[Dataset items]

====

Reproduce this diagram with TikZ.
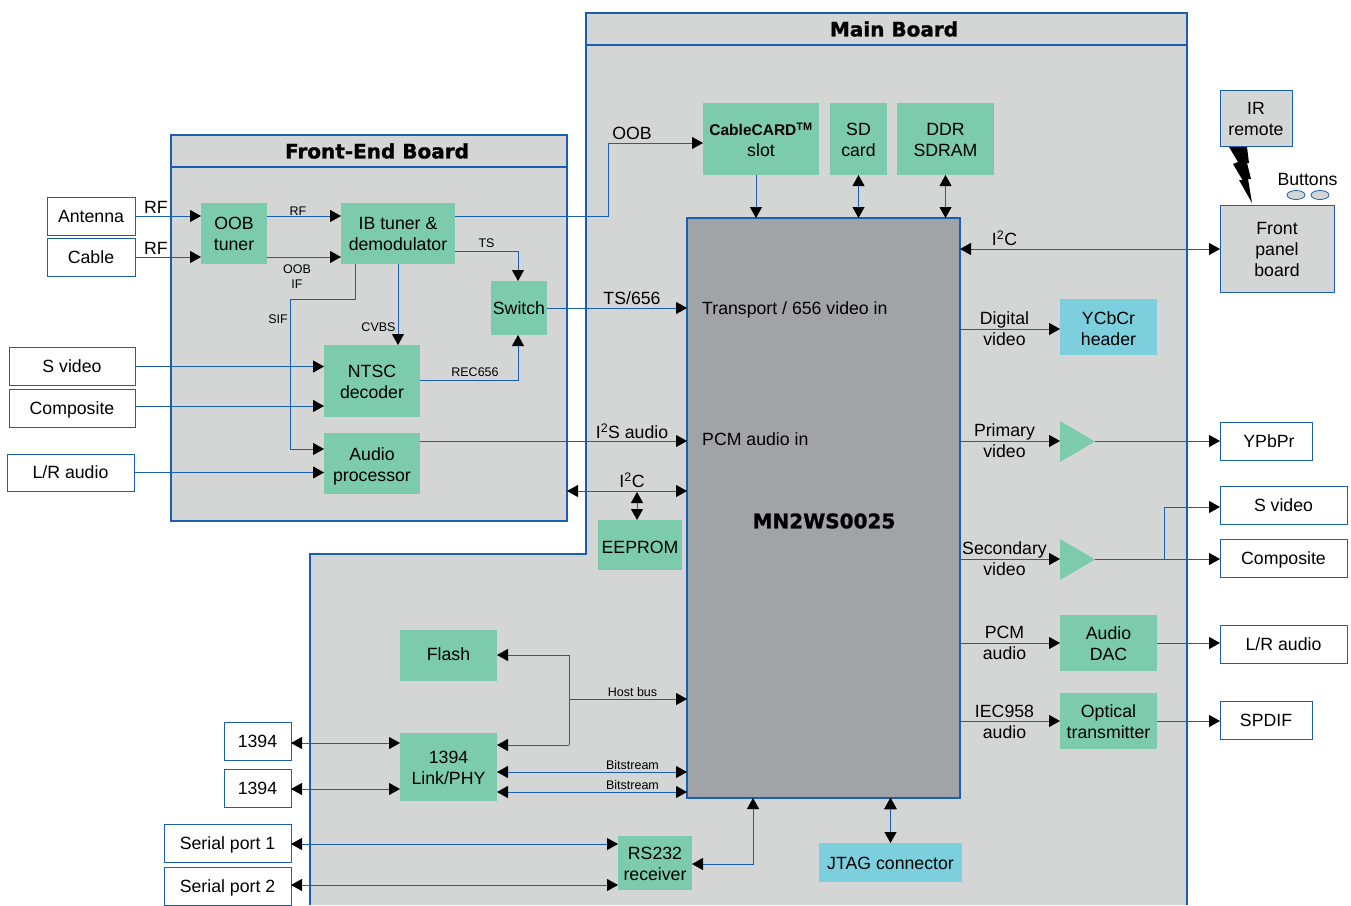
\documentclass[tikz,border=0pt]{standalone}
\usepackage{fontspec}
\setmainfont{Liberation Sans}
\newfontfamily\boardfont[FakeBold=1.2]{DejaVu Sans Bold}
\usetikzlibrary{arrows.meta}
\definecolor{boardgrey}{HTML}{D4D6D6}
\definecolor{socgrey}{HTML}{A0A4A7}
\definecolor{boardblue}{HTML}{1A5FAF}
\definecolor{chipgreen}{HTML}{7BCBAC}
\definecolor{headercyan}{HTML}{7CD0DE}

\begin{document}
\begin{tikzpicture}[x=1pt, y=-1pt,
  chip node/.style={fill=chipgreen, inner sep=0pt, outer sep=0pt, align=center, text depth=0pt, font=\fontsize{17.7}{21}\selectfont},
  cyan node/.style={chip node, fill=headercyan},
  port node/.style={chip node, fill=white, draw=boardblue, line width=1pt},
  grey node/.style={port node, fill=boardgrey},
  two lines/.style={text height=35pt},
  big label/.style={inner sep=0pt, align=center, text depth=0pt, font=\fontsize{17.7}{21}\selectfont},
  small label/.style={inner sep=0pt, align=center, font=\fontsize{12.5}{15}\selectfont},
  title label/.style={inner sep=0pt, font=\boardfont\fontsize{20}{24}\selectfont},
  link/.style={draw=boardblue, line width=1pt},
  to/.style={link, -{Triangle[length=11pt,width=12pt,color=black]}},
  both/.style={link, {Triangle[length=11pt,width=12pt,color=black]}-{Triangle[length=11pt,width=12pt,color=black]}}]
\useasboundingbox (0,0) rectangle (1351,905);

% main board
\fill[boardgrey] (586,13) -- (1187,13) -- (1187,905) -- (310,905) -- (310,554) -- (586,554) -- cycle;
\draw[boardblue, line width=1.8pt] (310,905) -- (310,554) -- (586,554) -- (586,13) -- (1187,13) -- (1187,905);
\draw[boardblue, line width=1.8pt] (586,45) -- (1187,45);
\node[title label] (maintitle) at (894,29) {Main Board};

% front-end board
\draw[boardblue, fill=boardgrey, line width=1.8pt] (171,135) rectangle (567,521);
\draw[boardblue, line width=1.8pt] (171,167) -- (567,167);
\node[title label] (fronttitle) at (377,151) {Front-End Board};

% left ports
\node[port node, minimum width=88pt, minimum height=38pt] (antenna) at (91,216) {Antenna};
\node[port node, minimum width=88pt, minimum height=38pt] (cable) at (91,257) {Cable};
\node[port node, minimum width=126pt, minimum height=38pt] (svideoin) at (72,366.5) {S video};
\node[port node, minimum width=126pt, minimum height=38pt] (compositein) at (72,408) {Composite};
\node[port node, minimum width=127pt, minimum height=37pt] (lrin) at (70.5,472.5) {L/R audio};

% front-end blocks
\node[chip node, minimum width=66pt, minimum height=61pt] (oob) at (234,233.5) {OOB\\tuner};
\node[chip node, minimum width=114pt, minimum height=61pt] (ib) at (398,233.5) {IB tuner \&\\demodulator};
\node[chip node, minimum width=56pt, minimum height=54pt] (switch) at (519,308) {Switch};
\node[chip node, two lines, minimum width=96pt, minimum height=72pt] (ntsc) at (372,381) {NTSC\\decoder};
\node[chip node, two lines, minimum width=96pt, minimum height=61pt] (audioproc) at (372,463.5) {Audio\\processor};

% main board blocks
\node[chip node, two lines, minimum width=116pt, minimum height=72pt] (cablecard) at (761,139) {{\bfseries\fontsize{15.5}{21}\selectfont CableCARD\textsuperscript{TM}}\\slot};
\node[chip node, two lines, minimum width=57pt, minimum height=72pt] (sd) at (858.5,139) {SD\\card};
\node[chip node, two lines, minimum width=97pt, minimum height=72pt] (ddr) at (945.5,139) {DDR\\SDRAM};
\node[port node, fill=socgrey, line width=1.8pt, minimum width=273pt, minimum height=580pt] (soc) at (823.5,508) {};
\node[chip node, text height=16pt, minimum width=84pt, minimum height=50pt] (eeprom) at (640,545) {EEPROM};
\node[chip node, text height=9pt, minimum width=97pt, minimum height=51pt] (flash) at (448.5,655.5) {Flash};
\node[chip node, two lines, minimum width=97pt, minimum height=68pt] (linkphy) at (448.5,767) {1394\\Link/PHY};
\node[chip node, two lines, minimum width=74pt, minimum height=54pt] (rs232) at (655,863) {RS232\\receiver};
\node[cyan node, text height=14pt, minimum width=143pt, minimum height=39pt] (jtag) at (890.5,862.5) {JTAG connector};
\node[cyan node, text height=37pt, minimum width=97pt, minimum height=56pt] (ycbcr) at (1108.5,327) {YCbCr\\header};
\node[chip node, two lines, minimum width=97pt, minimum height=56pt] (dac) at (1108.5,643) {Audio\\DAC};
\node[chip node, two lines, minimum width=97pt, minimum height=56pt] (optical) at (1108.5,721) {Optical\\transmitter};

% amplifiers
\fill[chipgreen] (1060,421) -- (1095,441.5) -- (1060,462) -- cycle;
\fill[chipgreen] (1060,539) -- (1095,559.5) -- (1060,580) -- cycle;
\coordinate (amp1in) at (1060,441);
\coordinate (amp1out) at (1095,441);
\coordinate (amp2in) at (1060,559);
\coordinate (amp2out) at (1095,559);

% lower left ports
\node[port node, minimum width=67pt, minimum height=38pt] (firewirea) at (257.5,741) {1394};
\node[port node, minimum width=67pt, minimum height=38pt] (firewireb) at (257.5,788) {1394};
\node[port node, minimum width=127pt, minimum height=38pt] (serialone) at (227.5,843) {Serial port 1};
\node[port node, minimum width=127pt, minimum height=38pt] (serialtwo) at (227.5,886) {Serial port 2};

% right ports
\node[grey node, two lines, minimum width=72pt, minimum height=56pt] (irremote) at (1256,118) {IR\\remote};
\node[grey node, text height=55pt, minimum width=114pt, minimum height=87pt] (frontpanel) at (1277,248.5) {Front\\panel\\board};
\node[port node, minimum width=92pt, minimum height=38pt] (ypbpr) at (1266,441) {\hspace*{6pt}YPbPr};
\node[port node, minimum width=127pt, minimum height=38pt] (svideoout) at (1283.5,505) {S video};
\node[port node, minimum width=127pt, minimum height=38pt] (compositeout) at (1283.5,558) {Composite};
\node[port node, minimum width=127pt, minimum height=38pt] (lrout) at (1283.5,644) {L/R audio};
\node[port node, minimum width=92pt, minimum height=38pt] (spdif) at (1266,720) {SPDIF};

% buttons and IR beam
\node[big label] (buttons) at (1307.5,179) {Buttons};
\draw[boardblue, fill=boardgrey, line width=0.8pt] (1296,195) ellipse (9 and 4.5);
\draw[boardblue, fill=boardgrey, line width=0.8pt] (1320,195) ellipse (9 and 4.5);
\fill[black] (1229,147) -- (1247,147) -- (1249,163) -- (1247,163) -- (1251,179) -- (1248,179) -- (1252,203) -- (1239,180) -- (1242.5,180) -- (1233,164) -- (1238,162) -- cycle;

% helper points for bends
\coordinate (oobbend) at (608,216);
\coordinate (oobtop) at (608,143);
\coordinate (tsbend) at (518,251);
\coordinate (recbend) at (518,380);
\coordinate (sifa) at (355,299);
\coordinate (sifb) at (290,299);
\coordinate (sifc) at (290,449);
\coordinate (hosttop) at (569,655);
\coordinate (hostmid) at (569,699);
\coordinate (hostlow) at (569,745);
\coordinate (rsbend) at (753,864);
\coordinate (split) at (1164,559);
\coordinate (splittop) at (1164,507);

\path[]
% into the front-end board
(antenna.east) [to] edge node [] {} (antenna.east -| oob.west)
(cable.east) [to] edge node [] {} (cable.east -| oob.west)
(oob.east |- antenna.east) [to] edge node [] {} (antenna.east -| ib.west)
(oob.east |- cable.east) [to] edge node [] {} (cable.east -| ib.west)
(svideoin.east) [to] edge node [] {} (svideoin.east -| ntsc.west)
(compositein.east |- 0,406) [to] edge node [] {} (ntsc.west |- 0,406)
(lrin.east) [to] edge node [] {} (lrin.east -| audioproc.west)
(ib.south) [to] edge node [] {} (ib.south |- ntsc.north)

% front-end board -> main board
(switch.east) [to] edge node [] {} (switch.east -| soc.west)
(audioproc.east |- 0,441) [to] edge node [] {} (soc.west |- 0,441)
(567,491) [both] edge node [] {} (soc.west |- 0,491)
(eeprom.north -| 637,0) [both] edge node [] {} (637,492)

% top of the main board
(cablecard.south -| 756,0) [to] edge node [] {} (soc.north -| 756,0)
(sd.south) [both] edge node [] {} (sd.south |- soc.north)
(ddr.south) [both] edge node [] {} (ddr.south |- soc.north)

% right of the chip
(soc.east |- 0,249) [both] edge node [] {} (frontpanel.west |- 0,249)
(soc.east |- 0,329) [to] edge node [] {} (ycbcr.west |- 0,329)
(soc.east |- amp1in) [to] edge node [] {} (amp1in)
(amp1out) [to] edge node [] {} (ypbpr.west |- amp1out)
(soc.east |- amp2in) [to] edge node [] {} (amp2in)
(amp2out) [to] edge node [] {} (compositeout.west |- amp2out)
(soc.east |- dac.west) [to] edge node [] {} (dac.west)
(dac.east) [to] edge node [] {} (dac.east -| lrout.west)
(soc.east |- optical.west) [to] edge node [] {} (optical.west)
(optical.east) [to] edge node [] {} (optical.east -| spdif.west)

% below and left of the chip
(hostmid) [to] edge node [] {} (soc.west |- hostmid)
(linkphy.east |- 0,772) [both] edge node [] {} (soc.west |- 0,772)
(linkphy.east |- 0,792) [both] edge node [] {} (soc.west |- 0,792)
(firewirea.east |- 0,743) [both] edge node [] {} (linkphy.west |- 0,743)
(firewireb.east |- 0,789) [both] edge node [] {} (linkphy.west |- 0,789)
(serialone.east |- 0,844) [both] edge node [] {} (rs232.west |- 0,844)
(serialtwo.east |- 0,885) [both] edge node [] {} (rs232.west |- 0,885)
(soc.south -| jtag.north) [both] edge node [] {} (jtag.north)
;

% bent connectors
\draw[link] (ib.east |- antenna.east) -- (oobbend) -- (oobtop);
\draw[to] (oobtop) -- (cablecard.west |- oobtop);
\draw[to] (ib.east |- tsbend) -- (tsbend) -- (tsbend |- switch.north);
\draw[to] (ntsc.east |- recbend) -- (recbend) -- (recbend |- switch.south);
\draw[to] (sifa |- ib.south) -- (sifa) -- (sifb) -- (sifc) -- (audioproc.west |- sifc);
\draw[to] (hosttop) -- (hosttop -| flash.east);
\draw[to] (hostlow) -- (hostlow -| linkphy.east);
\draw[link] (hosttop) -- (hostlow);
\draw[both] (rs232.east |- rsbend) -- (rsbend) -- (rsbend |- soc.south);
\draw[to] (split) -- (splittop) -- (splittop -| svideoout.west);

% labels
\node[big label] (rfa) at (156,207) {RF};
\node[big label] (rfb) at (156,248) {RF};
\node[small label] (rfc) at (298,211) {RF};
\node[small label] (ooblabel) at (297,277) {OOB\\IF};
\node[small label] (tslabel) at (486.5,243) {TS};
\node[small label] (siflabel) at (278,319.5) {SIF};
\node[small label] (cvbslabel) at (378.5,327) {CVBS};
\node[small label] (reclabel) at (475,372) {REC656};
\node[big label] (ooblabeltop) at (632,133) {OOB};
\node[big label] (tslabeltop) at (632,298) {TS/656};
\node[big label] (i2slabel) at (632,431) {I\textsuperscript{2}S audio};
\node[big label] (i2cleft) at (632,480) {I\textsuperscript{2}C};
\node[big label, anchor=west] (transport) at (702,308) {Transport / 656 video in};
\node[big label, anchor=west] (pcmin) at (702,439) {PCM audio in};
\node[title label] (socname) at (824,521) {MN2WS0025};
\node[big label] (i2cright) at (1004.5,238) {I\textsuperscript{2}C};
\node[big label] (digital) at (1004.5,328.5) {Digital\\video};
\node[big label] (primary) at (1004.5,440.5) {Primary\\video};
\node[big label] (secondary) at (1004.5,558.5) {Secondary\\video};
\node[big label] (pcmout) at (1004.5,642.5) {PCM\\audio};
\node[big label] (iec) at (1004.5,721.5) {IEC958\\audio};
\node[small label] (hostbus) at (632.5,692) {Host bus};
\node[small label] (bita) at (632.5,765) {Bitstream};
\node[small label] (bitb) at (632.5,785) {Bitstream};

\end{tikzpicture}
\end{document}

====

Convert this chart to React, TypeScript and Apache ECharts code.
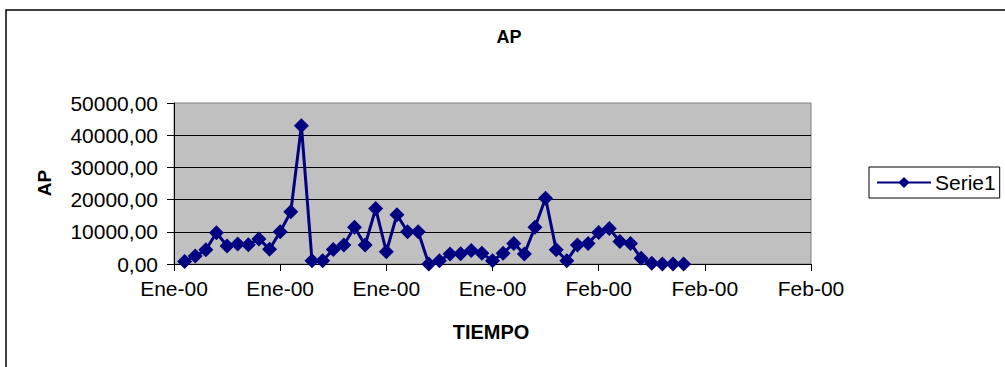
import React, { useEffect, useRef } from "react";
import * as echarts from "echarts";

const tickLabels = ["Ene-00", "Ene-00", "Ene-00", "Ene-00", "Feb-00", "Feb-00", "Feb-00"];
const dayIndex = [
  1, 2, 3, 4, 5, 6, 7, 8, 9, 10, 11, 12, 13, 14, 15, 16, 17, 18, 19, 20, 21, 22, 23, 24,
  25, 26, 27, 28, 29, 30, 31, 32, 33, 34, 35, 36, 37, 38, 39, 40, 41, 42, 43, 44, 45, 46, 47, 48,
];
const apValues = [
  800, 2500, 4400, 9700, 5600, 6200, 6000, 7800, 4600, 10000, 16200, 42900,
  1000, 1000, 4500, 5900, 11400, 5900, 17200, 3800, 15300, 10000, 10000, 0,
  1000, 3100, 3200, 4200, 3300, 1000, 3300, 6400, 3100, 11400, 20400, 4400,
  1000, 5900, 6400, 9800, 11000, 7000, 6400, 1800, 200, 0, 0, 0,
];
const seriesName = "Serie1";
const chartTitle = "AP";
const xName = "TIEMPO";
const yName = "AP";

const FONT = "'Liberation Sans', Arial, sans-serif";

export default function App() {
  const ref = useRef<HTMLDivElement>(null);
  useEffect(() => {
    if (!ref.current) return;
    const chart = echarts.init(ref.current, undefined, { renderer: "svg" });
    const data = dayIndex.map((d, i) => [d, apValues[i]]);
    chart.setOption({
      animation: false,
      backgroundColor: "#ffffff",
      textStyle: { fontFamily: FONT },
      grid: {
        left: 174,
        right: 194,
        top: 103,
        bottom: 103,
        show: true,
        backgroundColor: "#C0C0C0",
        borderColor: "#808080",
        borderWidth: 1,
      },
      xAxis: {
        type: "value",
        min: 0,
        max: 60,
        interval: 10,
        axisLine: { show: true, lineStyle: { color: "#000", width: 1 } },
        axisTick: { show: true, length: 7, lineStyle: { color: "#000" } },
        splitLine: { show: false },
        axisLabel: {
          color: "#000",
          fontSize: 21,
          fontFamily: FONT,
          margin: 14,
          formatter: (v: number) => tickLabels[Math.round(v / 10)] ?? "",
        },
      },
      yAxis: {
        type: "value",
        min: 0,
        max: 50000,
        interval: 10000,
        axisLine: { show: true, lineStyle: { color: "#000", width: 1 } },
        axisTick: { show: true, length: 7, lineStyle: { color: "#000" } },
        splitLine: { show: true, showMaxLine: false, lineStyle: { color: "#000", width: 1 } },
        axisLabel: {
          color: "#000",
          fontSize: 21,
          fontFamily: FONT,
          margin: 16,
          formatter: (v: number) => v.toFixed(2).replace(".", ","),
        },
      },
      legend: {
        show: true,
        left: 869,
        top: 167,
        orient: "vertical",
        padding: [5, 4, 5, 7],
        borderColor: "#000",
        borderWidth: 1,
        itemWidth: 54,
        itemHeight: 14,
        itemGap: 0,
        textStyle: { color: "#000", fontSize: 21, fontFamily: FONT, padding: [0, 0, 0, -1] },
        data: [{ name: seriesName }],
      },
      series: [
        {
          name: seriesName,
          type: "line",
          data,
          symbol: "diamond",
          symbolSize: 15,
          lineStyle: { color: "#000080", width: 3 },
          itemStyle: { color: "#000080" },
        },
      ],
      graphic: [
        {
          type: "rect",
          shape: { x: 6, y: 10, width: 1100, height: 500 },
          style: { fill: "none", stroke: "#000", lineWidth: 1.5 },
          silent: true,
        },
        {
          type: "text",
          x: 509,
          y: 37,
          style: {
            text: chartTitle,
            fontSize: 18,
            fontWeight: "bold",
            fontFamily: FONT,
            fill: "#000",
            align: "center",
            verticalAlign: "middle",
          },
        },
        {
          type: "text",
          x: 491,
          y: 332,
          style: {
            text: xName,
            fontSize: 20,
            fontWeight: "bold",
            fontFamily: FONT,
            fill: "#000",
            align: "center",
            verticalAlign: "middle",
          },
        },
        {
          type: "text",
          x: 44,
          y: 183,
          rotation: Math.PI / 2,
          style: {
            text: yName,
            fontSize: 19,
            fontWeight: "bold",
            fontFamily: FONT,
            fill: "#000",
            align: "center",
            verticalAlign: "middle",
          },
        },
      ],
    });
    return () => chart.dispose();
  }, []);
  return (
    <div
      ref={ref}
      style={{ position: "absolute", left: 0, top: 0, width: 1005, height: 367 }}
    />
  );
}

====

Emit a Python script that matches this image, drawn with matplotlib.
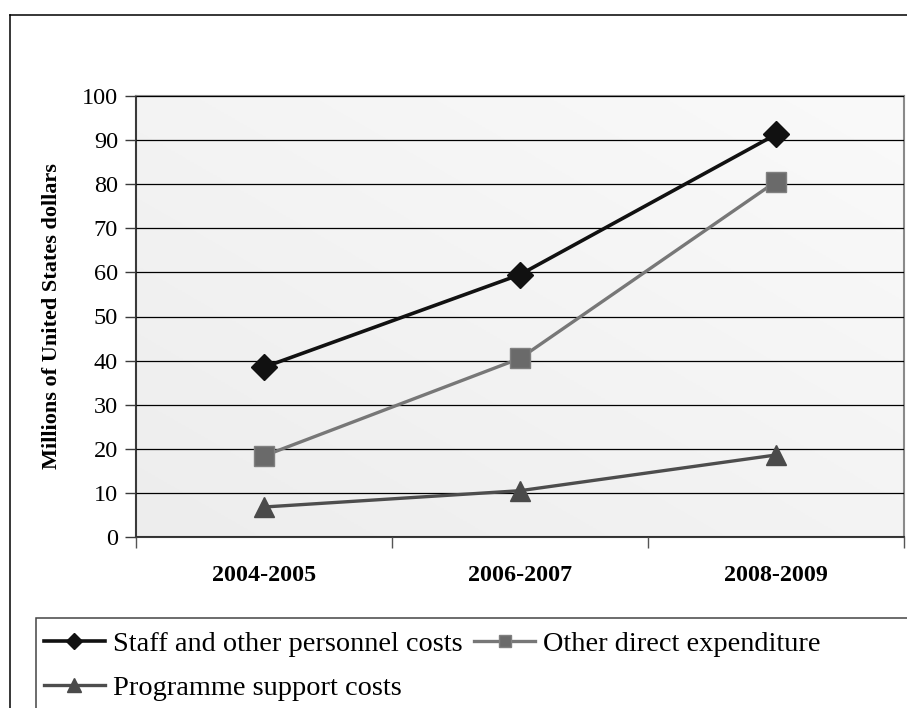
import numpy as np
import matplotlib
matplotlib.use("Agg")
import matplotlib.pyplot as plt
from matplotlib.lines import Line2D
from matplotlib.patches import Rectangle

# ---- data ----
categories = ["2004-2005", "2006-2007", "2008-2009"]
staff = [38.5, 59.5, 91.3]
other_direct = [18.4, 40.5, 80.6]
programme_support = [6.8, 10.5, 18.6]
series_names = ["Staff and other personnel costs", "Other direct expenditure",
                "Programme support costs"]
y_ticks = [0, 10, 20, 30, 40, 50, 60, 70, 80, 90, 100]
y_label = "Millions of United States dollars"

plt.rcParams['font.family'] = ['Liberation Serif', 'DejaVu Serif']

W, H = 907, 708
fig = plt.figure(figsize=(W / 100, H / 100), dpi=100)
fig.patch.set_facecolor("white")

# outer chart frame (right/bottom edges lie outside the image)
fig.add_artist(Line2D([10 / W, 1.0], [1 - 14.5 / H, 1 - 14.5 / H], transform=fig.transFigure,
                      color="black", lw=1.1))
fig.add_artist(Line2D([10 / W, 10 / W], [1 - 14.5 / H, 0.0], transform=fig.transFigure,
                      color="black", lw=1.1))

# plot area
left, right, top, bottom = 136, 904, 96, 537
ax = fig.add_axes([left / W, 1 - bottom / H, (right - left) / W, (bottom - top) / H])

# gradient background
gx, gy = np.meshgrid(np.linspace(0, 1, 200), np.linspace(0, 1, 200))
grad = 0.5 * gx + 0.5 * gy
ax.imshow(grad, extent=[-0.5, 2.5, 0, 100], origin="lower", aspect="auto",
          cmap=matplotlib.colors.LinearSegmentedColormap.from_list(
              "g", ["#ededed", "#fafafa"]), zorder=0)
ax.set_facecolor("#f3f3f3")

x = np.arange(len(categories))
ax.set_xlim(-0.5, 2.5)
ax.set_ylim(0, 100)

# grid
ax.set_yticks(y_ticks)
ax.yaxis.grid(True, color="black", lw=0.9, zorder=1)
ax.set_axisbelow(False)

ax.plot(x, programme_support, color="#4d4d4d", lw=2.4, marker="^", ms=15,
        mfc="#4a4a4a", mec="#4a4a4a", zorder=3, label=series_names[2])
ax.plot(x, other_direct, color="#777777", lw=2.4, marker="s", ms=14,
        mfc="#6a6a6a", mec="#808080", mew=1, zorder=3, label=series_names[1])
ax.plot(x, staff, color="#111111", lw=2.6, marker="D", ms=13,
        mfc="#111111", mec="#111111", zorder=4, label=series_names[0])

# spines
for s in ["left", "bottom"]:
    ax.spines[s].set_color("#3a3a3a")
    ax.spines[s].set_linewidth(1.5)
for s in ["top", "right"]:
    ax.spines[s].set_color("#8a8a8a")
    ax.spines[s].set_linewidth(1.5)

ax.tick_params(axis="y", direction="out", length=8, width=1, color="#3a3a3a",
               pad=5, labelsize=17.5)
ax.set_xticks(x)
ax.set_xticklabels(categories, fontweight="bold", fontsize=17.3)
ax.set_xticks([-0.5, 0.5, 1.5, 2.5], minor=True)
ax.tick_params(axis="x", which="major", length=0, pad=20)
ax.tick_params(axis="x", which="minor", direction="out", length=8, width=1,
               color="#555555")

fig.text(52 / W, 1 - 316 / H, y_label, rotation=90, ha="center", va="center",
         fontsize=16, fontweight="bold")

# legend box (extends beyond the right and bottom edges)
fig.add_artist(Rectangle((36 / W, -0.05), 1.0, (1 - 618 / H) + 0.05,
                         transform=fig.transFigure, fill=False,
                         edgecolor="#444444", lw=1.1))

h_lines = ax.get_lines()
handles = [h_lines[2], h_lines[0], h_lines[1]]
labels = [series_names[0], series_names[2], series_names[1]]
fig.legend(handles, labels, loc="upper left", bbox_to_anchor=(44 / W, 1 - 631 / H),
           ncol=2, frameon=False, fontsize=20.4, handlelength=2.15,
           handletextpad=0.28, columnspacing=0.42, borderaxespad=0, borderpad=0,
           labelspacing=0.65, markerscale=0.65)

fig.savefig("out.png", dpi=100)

====

WHAT TO PRODUCE: Among the entries above, take the lines from the one with "Emit a Python" through the one with "from matplotlib.patches import Rectangle" and retype them exactly, leaving out the pictures.

WRITTEN ANSWER:
Emit a Python script that matches this image, drawn with matplotlib.
import numpy as np
import matplotlib
matplotlib.use("Agg")
import matplotlib.pyplot as plt
from matplotlib.lines import Line2D
from matplotlib.patches import Rectangle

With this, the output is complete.